With language, ancient humans began accumulating knowledge through which human culture came forth. With characters, they recorded the language and communicated with each other, which distinguished man from animals. It is characters that drew a line between the primitive and civilized periods of human society.
There are various sayings in ancient Chinese documents concerning the origin of Chinese characters, such as "tie knots," the "Eight Diagrams," "picture," and "carved characters," among others. The legendary story about Cang Jie creating characters is generally recorded in ancient books. According to ancient records, Chinese characters were created by Cang Jie 仓颉, a history officer of the legendary Yellow Emperor.
Huainanzi (Masters in the Kingdom of Huainan) says that it was because of the characters Cang Jie made that the Heaven rained grains and ghosts cried at night. Xunzi (Hsun Tzu) and Shijing (The Book of Odes) and other ancient books also record the legend of Cang Jie creating Chinese characters. By the Qin (221-206BC) and Han (206BC-220AD) dynasties, the legend had become more widespread and had more far-reaching influence.
Historians in the past once tried to prove whether
there was a person named Cang Jie in history, and if he did exist, when he
lived, but they failed to draw a conclusion due to lack of irrefutable proof.
Some people guessed that Cang Jie was the historiographer of the Yellow
Emperor. Xunzi thought Cang Jie must have been a prehistoric wise man who sorted
out and standardized the characters that had already been in use.

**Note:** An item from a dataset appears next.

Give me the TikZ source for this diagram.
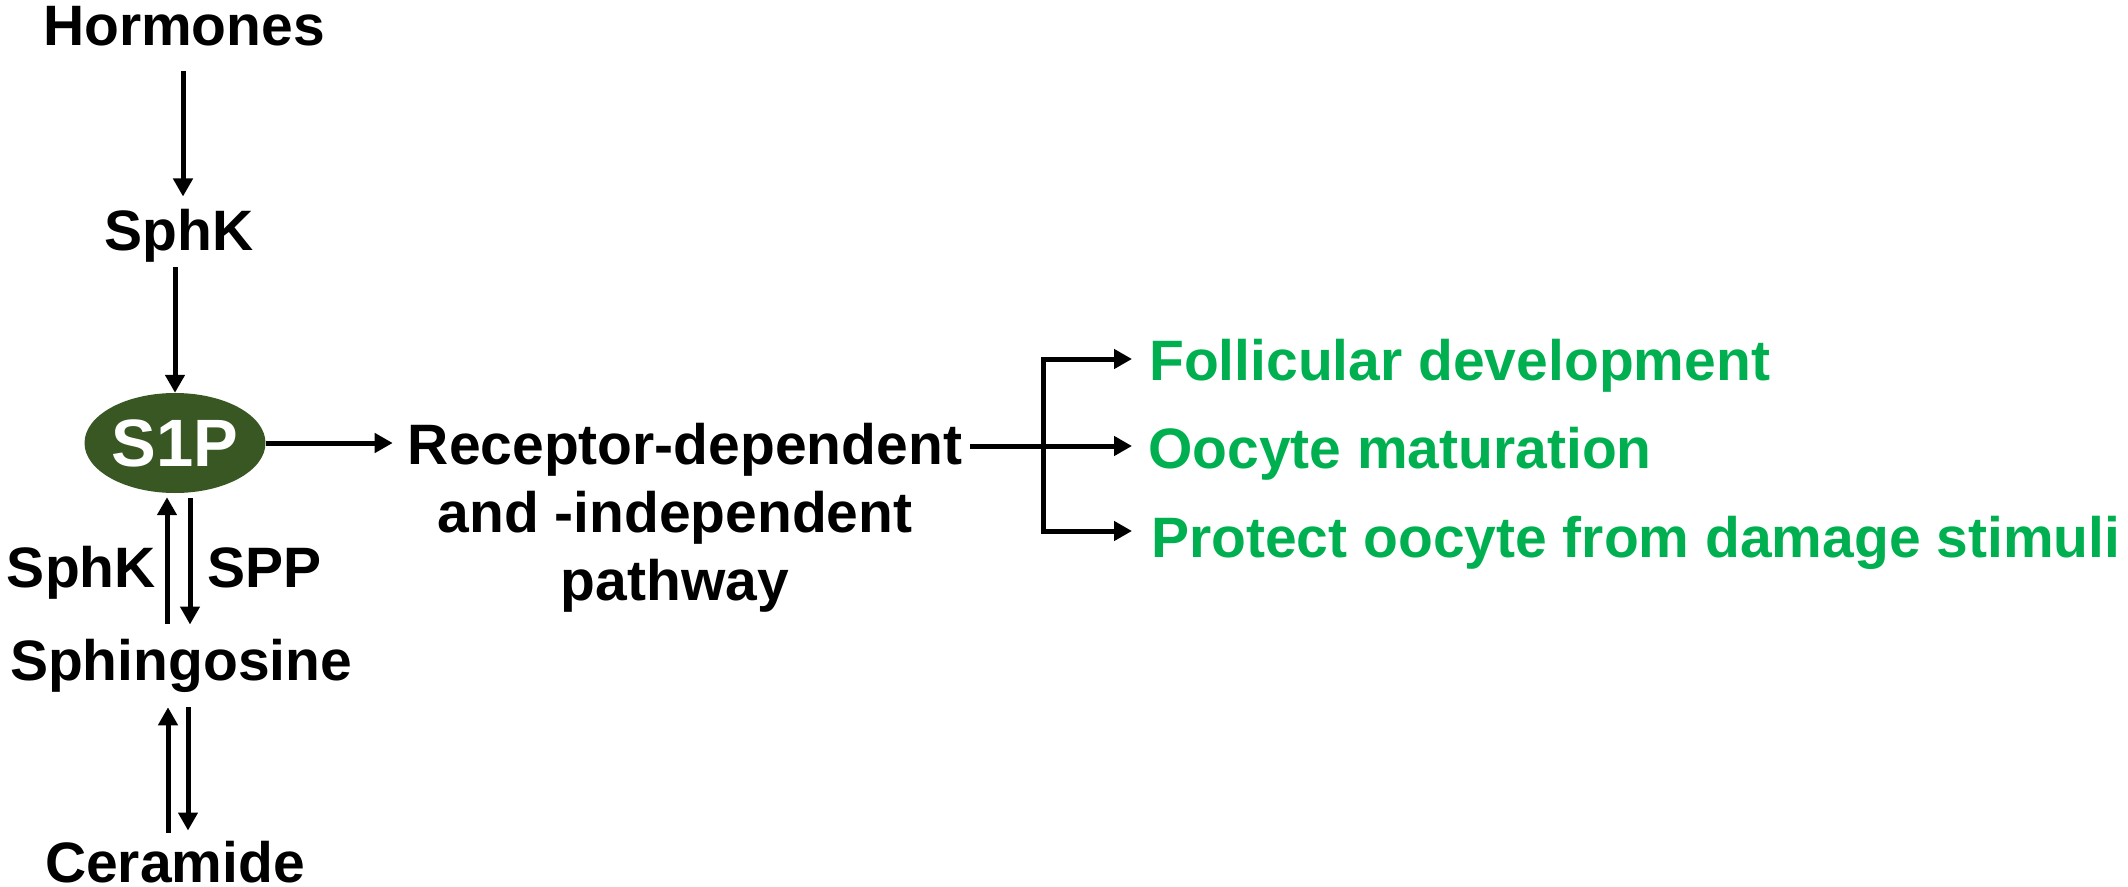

Evidently the legend of Cang Jie cannot be accepted as the truth, for any script can only be a creation developed by people to meet the needs of social life over a long period of trial and experiment. Chinese characters are a huge and complicated system, and they could only have come into being after a long period of creation and development.
According to modern researchers, the ancestors of the Chinese people tied knots in rope to record events. Later, they adopted sharp weapons to inscribe signs, and developed the earliest form of Chinese characters. Archeologists have found inscribed signs on Neolithic pottery shards in Banpo Village in Shaanxi Province. These signs, dating back to some 6,000 years ago, were possibly the seeds of later Chinese characters.
Inscribed signs, a little younger than those found in Banpo Village, were also found on pottery along the lower reaches of the Yellow River. There, archeologists found a sign with shapes of the moon and a five-peak mountain underneath a circle. Experts in ancient characters say the pictograph symbolizes the interval in which the moon disappears and the sun rises. Mythology researchers have another interpretation. Their understanding is that the moon shape symbolizes the red clouds as the sun rises, and thus the picture portrays a sunrise over the sea.
Most of the signs inscribed on pottery were painted red, creating an imposing and mysterious impression. The hypothesis is that pictographs were used in sacrificial rituals dedicated to the sunrise or as prayers for good harvests. They were inscribed in an orderly way, and the strokes are full of strength. Similar signs and designs have been found in other regions in China, indicating they had become generally recognized. These are the earliest symbols, or pictographs, in China and are more than 5,000 years old.
In Qinghai Province in western China, pottery objects of approximately the same period and inscribed with images of birds, insects and animals have been unearthed. These, too, are regarded as pictographs. According to philologist Tang Lan, Chinese characters originated from pictures; the older the characters, the more they look like pictures. Since pictures have no fixed forms, the ancient Chinese characters were generally free in form.
Xu Shen, a philologist of the Han Dynasty (206B.C.--A.D.220), divided Chinese characters into six categories. Modern scholars have since reduced them to three types, of which the pictographic character is one. The picture signs are the embryos of both calligraphy and painting, which gave rise to the Chinese saying that calligraphy and painting have the same origin. At first, the pictographic characters differed from region to region. As time went by, however, they become more standardized, abstract and united, and the earliest Chinese written language, Jiaguwen (shell and bone writing) appeared.